# What you have to do
Starting at the first line of the data, please print exactly those lines through the one that holds "var hexLabelIdx = [1, 3, 5, 7, 9];", omitting every picture.

— START Data lines —

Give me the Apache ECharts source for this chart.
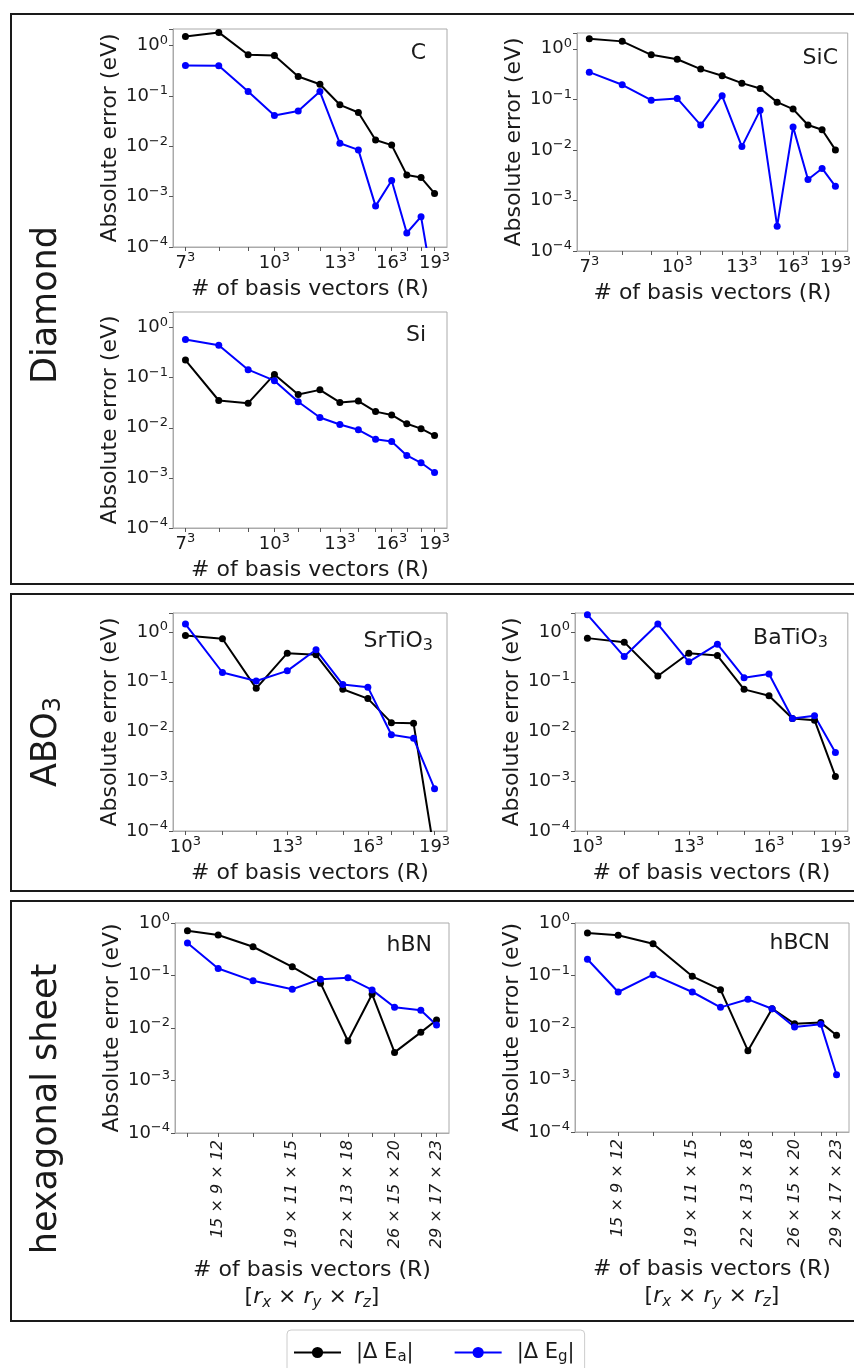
<!DOCTYPE html>
<html>
<head>
<meta charset="utf-8">
<script src="https://cdn.jsdelivr.net/npm/echarts@6/dist/echarts.min.js"></script>
<style>
  html, body { margin: 0; padding: 0; background: #fff; }
  #chart { width: 854px; height: 1368px; }
</style>
</head>
<body>
<div id="chart"></div>
<script>
// basis sizes: cubic cells use R = n^3
var diamondN = [7, 8, 9, 10, 11, 12, 13, 14, 15, 16, 17, 18, 19];
var diamondLabelN = [7, 10, 13, 16, 19];
var aboN = [10, 11, 12, 13, 14, 15, 16, 17, 18, 19];
var aboLabelN = [10, 13, 16, 19];
// hexagonal sheets use R = rx * ry * rz
var hexGrids = [[14, 8, 11], [15, 9, 12], [17, 10, 13], [19, 11, 15], [21, 12, 16],
                [22, 13, 18], [24, 14, 19], [26, 15, 20], [28, 16, 22], [29, 17, 23]];
var hexLabelIdx = [1, 3, 5, 7, 9];

// |dE_a| (black) and |dE_g| (blue), eV
var cEa = [1.53, 1.84, 0.66, 0.64, 0.245, 0.172, 0.067, 0.047, 0.0134, 0.0106, 0.0027, 0.0024, 0.00116];
var cEg = [0.405, 0.40, 0.123, 0.041, 0.0506, 0.123, 0.0115, 0.0085, 0.00065, 0.0021, 0.00019, 0.0004, 0.000011];
var sicEa = [1.58, 1.40, 0.76, 0.62, 0.396, 0.292, 0.209, 0.164, 0.088, 0.064, 0.031, 0.025, 0.010];
var sicEg = [0.345, 0.194, 0.096, 0.104, 0.031, 0.117, 0.0116, 0.061, 0.00031, 0.0285, 0.0026, 0.0043, 0.0019];
var siEa = [0.224, 0.035, 0.031, 0.116, 0.046, 0.057, 0.032, 0.034, 0.021, 0.018, 0.012, 0.0096, 0.0070];
var siEg = [0.577, 0.445, 0.144, 0.087, 0.033, 0.016, 0.0116, 0.0091, 0.0059, 0.0053, 0.0028, 0.0020, 0.00128];
var srEa = [0.857, 0.734, 0.074, 0.377, 0.349, 0.071, 0.046, 0.0151, 0.0146, 0.000035];
var srEg = [1.45, 0.154, 0.104, 0.166, 0.44, 0.088, 0.078, 0.0086, 0.0073, 0.00071];
var baEa = [0.756, 0.628, 0.131, 0.376, 0.338, 0.0705, 0.0526, 0.0183, 0.0169, 0.00125];
var baEg = [2.24, 0.322, 1.45, 0.252, 0.572, 0.121, 0.144, 0.0183, 0.0207, 0.00377];
var hbnEa = [0.714, 0.590, 0.353, 0.146, 0.0714, 0.00565, 0.044, 0.00343, 0.00826, 0.0142];
var hbnEg = [0.415, 0.136, 0.0791, 0.0548, 0.0851, 0.0902, 0.0532, 0.0248, 0.0218, 0.0114];
var hbcnEa = [0.644, 0.581, 0.402, 0.0953, 0.053, 0.0036, 0.0229, 0.0118, 0.0124, 0.00708];
var hbcnEg = [0.202, 0.0478, 0.1026, 0.0478, 0.0243, 0.0346, 0.0229, 0.0102, 0.0115, 0.00125];

var FONT = 'DejaVu Sans';
var INK = '#1a1a1a';

// rich styles for exponents / subscripts
var supRich = {
  b: { fontSize: 18, fontFamily: FONT, color: INK, lineHeight: 22 },
  s: { fontSize: 13, fontFamily: FONT, color: INK, lineHeight: 12, padding: [0, 0, 10, 0] }
};
function subRich(base, sub, drop) {
  return {
    b: { fontSize: base, fontFamily: FONT, color: INK, lineHeight: base + 5 },
    s: { fontSize: sub, fontFamily: FONT, color: INK, lineHeight: sub, padding: [drop, 0, 0, 0] }
  };
}

function cubeAxis(ns, labelNs) {
  return {
    xs: ns.map(function (n) { return Math.log10(n * n * n); }),
    labelXs: labelNs.map(function (n) { return Math.log10(n * n * n); }),
    labels: labelNs.map(function (n) { return '{b|' + n + '}{s|3}'; }),
    hex: false
  };
}
function hexAxis() {
  var xs = hexGrids.map(function (g) { return Math.log10(g[0] * g[1] * g[2]); });
  return {
    xs: xs,
    labelXs: hexLabelIdx.map(function (i) { return xs[i]; }),
    labels: hexLabelIdx.map(function (i) { return hexGrids[i].join(' × '); }),
    hex: true
  };
}
var diamondAx = cubeAxis(diamondN, diamondLabelN);
var aboAx = cubeAxis(aboN, aboLabelN);
var hexAx = hexAxis();

var panels = [
  { title: 'C', tx: 426, ty: 53, grid: { left: 173, top: 29, width: 274, height: 218 }, ax: diamondAx, ea: cEa, eg: cEg, yMax: 2.15 },
  { title: 'SiC', tx: 838, ty: 58, grid: { left: 577, top: 33, width: 274, height: 218 }, ax: diamondAx, ea: sicEa, eg: sicEg, yMax: 2.05 },
  { title: 'Si', tx: 426, ty: 335, grid: { left: 173, top: 312, width: 274, height: 216 }, ax: diamondAx, ea: siEa, eg: siEg, yMax: 2.04 },
  { title: '{b|SrTiO}{s|3}', tx: 433, ty: 641, grid: { left: 173, top: 613, width: 274, height: 218 }, ax: aboAx, ea: srEa, eg: srEg, yMax: 2.42 },
  { title: '{b|BaTiO}{s|3}', tx: 828, ty: 638, grid: { left: 575, top: 613, width: 273, height: 218 }, ax: aboAx, ea: baEa, eg: baEg, yMax: 2.42 },
  { title: 'hBN', tx: 432, ty: 945, grid: { left: 175, top: 923, width: 274, height: 210 }, ax: hexAx, ea: hbnEa, eg: hbnEg, yMax: 1 },
  { title: 'hBCN', tx: 830, ty: 943, grid: { left: 575, top: 923, width: 274, height: 209 }, ax: hexAx, ea: hbcnEa, eg: hbcnEg, yMax: 1 }
];

function yLabel(v) {
  var p = Math.log10(v);
  var e = Math.round(p);
  if (Math.abs(p - e) > 1e-6) return '';
  return '{b|10}{s|' + (e < 0 ? '−' + (-e) : e) + '}';
}

var grids = [], xAxes = [], yAxes = [], series = [], graphics = [];

panels.forEach(function (p, i) {
  var ax = p.ax;
  var lo = ax.xs[0], hi = ax.xs[ax.xs.length - 1], pad = (hi - lo) * 0.05;
  grids.push(Object.assign({ show: true, borderColor: '#aaa', borderWidth: 1 }, p.grid));
  xAxes.push({
    type: 'value', gridIndex: i, min: lo - pad, max: hi + pad,
    splitLine: { show: false },
    axisLine: { onZero: false, lineStyle: { color: '#aaa', width: 1 } },
    axisTick: { customValues: ax.xs, length: 4, lineStyle: { color: '#555' } },
    axisLabel: {
      customValues: ax.labelXs,
      formatter: function (v) {
        for (var k = 0; k < ax.labelXs.length; k++) {
          if (Math.abs(ax.labelXs[k] - v) < 1e-6) return ax.labels[k];
        }
        return '';
      },
      rotate: ax.hex ? 90 : 0,
      fontStyle: ax.hex ? 'italic' : 'normal',
      fontSize: ax.hex ? 16 : 18, fontFamily: FONT, color: INK, margin: ax.hex ? 7 : 5,
      rich: supRich
    },
    name: ax.hex ? '# of basis vectors (R)\n[{i|r}{s|x} × {i|r}{s|y} × {i|r}{s|z}]' : '# of basis vectors (R)',
    nameLocation: 'middle',
    nameGap: ax.hex ? 124 : 24,
    nameTextStyle: {
      fontSize: 22, fontFamily: FONT, color: INK, lineHeight: 27,
      rich: {
        i: { fontSize: 22, fontStyle: 'italic', fontFamily: FONT, color: INK, lineHeight: 27 },
        s: { fontSize: 15, fontStyle: 'italic', fontFamily: FONT, color: INK, lineHeight: 15, padding: [12, 0, 0, 0] }
      }
    }
  });
  yAxes.push({
    type: 'log', logBase: 10, gridIndex: i, min: 0.0001, max: p.yMax,
    splitLine: { show: false },
    axisLine: { show: true, lineStyle: { color: '#aaa', width: 1 } },
    axisTick: { show: true, length: 4, lineStyle: { color: '#555' } },
    axisLabel: { formatter: yLabel, fontSize: 18, fontFamily: FONT, color: INK, margin: 5, rich: supRich },
    name: 'Absolute error (eV)',
    nameLocation: 'middle',
    nameGap: 52,
    nameTextStyle: { fontSize: 22, fontFamily: FONT, color: INK }
  });
  [['Ea', p.ea, '#000000'], ['Eg', p.eg, '#0000ff']].forEach(function (s) {
    series.push({
      type: 'line', name: s[0], xAxisIndex: i, yAxisIndex: i,
      data: ax.xs.map(function (x, k) { return [x, s[1][k]]; }),
      symbol: 'circle', symbolSize: 7, clip: true,
      lineStyle: { width: 2, color: s[2] },
      itemStyle: { color: s[2] },
      emphasis: { disabled: true }
    });
  });
  graphics.push({
    type: 'text', x: p.tx, y: p.ty, silent: true,
    style: {
      text: p.title, font: '22px "DejaVu Sans"', fill: INK,
      textAlign: 'right', textVerticalAlign: 'middle', rich: subRich(22, 16, 9)
    }
  });
});

// section frames and labels
[[14, 570], [594, 297], [901, 420]].forEach(function (b) {
  graphics.push({
    type: 'rect', silent: true,
    shape: { x: 11, y: b[0], width: 870, height: b[1] },
    style: { fill: 'none', stroke: INK, lineWidth: 2 }
  });
});
[['Diamond', 305], ['{b|ABO}{s|3}', 742], ['hexagonal sheet', 1109]].forEach(function (t) {
  graphics.push({
    type: 'text', x: 47, y: t[1], rotation: Math.PI / 2, silent: true,
    style: {
      text: t[0], font: '35px "DejaVu Sans"', fill: INK,
      textAlign: 'center', textVerticalAlign: 'middle', rich: subRich(35, 24, 14)
    }
  });
});

var chart = echarts.init(document.getElementById('chart'));
chart.setOption({
  animation: false,
  backgroundColor: '#fff',
  grid: grids,
  xAxis: xAxes,
  yAxis: yAxes,
  series: series,
  graphic: graphics,
  legend: {
    data: ['Ea', 'Eg'],
    left: 287, top: 1330,
    itemWidth: 47, itemHeight: 14, itemGap: 40,
    padding: [10, 10, 10, 6],
    borderColor: '#ccc', borderWidth: 1, borderRadius: 4,
    formatter: function (name) {
      return name === 'Ea' ? '|Δ E{s|a}|' : '|Δ E{s|g}|';
    },
    textStyle: {
      fontSize: 21, fontFamily: FONT, color: INK, padding: [0, 0, 0, 10],
      rich: { s: { fontSize: 15, fontFamily: FONT, color: INK, lineHeight: 15, padding: [10, 0, 0, 0] } }
    }
  }
});
</script>
</body>
</html>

— END Data lines —

# Full solution
Give me the Apache ECharts source for this chart.
<!DOCTYPE html>
<html>
<head>
<meta charset="utf-8">
<script src="https://cdn.jsdelivr.net/npm/echarts@6/dist/echarts.min.js"></script>
<style>
  html, body { margin: 0; padding: 0; background: #fff; }
  #chart { width: 854px; height: 1368px; }
</style>
</head>
<body>
<div id="chart"></div>
<script>
// basis sizes: cubic cells use R = n^3
var diamondN = [7, 8, 9, 10, 11, 12, 13, 14, 15, 16, 17, 18, 19];
var diamondLabelN = [7, 10, 13, 16, 19];
var aboN = [10, 11, 12, 13, 14, 15, 16, 17, 18, 19];
var aboLabelN = [10, 13, 16, 19];
// hexagonal sheets use R = rx * ry * rz
var hexGrids = [[14, 8, 11], [15, 9, 12], [17, 10, 13], [19, 11, 15], [21, 12, 16],
                [22, 13, 18], [24, 14, 19], [26, 15, 20], [28, 16, 22], [29, 17, 23]];
var hexLabelIdx = [1, 3, 5, 7, 9];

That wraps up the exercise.